- Dec 7, 2010
Thanks for that. I knew all those contradictions existed but I didn't have the links on hand.Danielovich said:I have to post this once again. I haven't read the Kimmage piece but apparently Froome says in there somewhere, that he does specific wind-tunnel training for the high cadence attacks.
Can anyone confirm if anything like that is being said in the interview ?
Go in 2:45 in this video interview with Froome where he states on camera that he haven't done any specific training for that attacking-method.
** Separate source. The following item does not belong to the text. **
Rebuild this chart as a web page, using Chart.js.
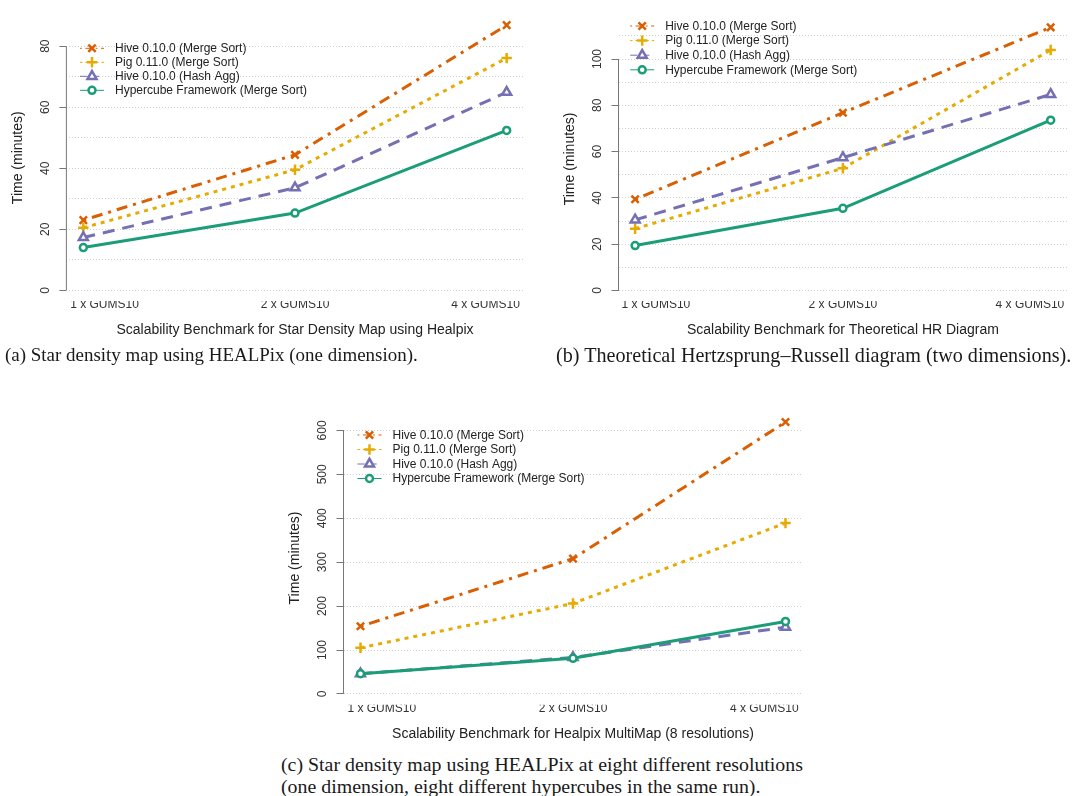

I know it's from last year and there might be a change in his training-program of course, but I still find it strange that the stories contradict all the time. https://www.youtube.com/watch?v=ay48ZWkoeHU
And then Kerrison in another interviews, also around a year ago, states the opposite and claims his intervel training to be the key. http://www.theguardian.com/sport/2013/jul/15/team-sky-chris-froome-tour-de-france
Let's look at the first one.
July 15, 2013
The day after Froome’s victory on Mt. Ventoux.
When asked about the training behind his high-cadence attack...
Ummm, I haven’t done any actually specific training of high-cadence or anything like that, ummm...it must just be...heat of the moment in the race, uh...but, uh...yeah, maybe something I should think about factoring into my training <he says with a sarcastic tone>. Thanks (then dismissively puts down microphone, putting and end to the topic of conversation).
In direct contrast to that, some excerpts from the second link:
July 15, 2013
So...it's not rehearsed. They just practice that "for fun.""Pete Kennaugh was laughing at the end of the stage," said Kerrison. "He said the way Chris rode that climb was exactly what we do in training every second day.
The guys in the team who train that way look at [Froome's attack] and think, 'He's rehearsed that way of riding, three or four times a week for the last two years'."
"There is a significant increase [in drag] when you attack out of the saddle compared to staying seated and keeping your body narrow.
Froome's high cadence was surprising, but not rehearsed in training, the race leader said. One explanation is he had no option but to spin the pedals faster because changing on to the larger chainring at the moment of attack brings the risk of derailing the chain and aborting the attack, as Andy Schleck found in 2011.
Kerrison adds that about once a week Sky's riders practise riding in the highest cadences they can manage, basically for fun.
OK. Maybe someone else can reconcile those apparently contradictory statements better than I.